Por último, también debe tenerse muy en cuenta la sentencia de Abraham con la que concluye toda esta historia o parábola, cuando dice: "A Moisés y a los profetas tienen; óiganlos. [...] Si no oyen a Moisés y a los profetas, tampoco se persuadirán aunque alguno se levantare de los muertos". Esta sentencia nos recomienda excelentemente la Sagrada Escritura y nos enseña cuán sublime y santa debe ser para nosotros, y cuán eficaz para el arrepentimiento, la fe y la correcta organización de la vida, como si un heraldo del cielo o de los muertos viniera a nosotros y nos testificara muchas cosas que ha visto y experimentado allí. La Escritura sola, pues, es la regla sagrada, y en este pasaje Cristo canoniza a Moisés y a los profetas, así como, en Lucas 10:16, a los apóstoles y evangelistas, para que los escuchemos. Por consiguiente, debemos huir y evitar con toda seriedad:
a los epicúreos seguros y descarados, que no tienen en cuenta a Dios ni a Su Palabra;
a los filósofos, que buscan más sabiduría en Sócrates, Platón, Aristóteles, Cicerón, Demóstenes, Plutarco y otros, que en Moisés y los profetas;
a los entusiastas, schwenkfeldianos, anabaptistas y, en general, a los llamados profetas celestiales, que se imaginan que pueden aprender algo más saludable de sus supuestos éxtasis y revelaciones secretas que de la palabra oral y predicada de Moisés y los profetas;
y principalmente al Papa romano con sus criaturas, que no solo iguala sus tradiciones y sus estatutos y ordenanzas a la Palabra escrita, sino que incluso las prefiere, de modo que determina y establece el sentido de la Escritura según ellas, e incluso, como un segundo Antíoco, a menudo hizo quemar la Sagrada Escritura.
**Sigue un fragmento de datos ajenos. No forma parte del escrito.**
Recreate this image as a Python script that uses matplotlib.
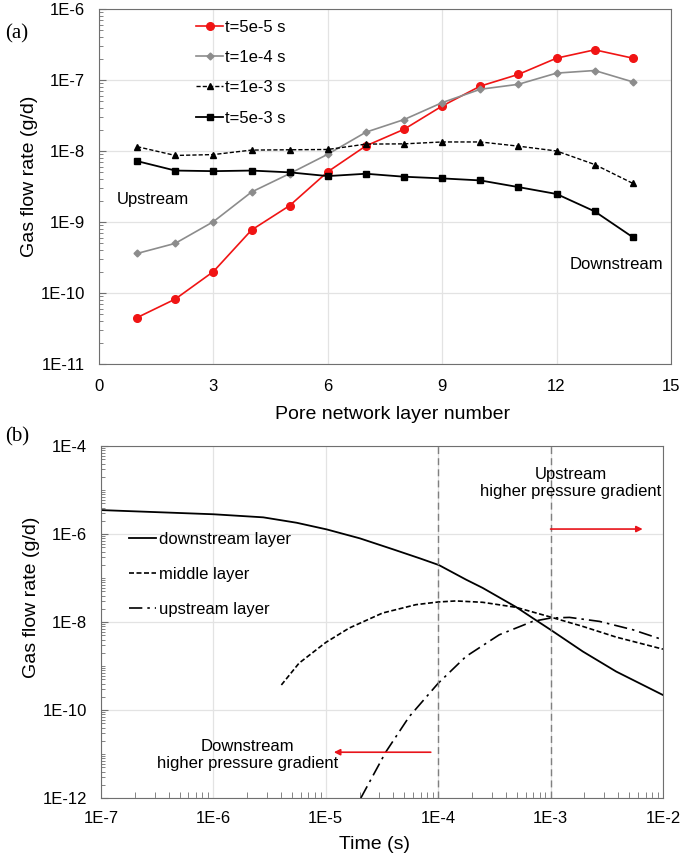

Pero esto y aquello lo vengará Dios, que en Deuteronomio 4:2 y 12:32 ordenó seriamente que no se añadiera nada a Su Palabra ni se quitara nada de ella, así como Cristo, en Mateo 28:20, dijo a Sus apóstoles: "enseñándoles que guarden todas las cosas que os he mandado". En el profeta Ezequiel, capítulo 20:19, dice igualmente Dios: "Yo soy Jehová vuestro Dios; andad en mis estatutos, y guardad mis preceptos, y ponedlos por obra". ¿Para qué es necesario, pues, añadir a Moisés y a los profetas los cánones y decretos de los papas y concilios? Hilario dice con razón: "conténtate con lo que está escrito"; y de nuevo: "no los dichos humanos, sino solo la Palabra de Dios puede testificar la verdad sobre las cosas divinas". Así también Agustín fue tan humilde que escribió: "no quiero que sigas mi autoridad y te apoyes en mis libros como si fueran escritos canónicos".
Pero, sobre todo, este pasaje nos exhorta a que busquemos aprender la voluntad de Dios de la Escritura y no de los muertos. Porque de tal manera está "fijado el gran abismo" que, "aunque quisieran pasar de aquí a vosotros, no pueden". Si Gregorio Magno, un hombre por lo demás no poco apostólico, hubiera tenido en cuenta esta verdad, no habría sido tan terriblemente engañado por los espectros como para aceptar en consecuencia un purgatorio y que las almas pudieran ser liberadas de él por ciertos remedios. Y si los ignorantes preguntan: ¿qué eran, pues, los espíritus que aparecían y relataban a los vivos el estado de las almas difuntas? La respuesta es: no eran otros que el diablo del infierno, que, bajo la apariencia engañosa de almas que habían partido hace mucho tiempo, quería introducir los más groseros errores del papado, sembrar falsa doctrina y así engañar a muchos miles de personas. Pero Dios ya había advertido a los suyos de antemano que se cuidaran de este engaño. Pues así se lee en Isaías 8:19-20: "¿No consultará el pueblo a su Dios? ¿Consultará a los muertos por los vivos? ¡A la ley y al testimonio!". Además, 2 Pedro 1:19: "Tenemos también la palabra profética más segura, a la cual hacéis bien en estar atentos como a una antorcha que alumbra en lugar oscuro, hasta que el día esclarezca y el lucero de la mañana salga en vuestros corazones". Sea y permanezca, pues, la Palabra del Señor lámpara a nuestros pies y lumbrera a nuestro camino (Salmo 119:105), mientras caminamos por el sendero de esta vida, antes de que el abismo sea fijado. Si así lo hacemos, la palabra de Moisés y el evangelio de Cristo serán para nosotros poder de Dios para salvación (Romanos 1:16).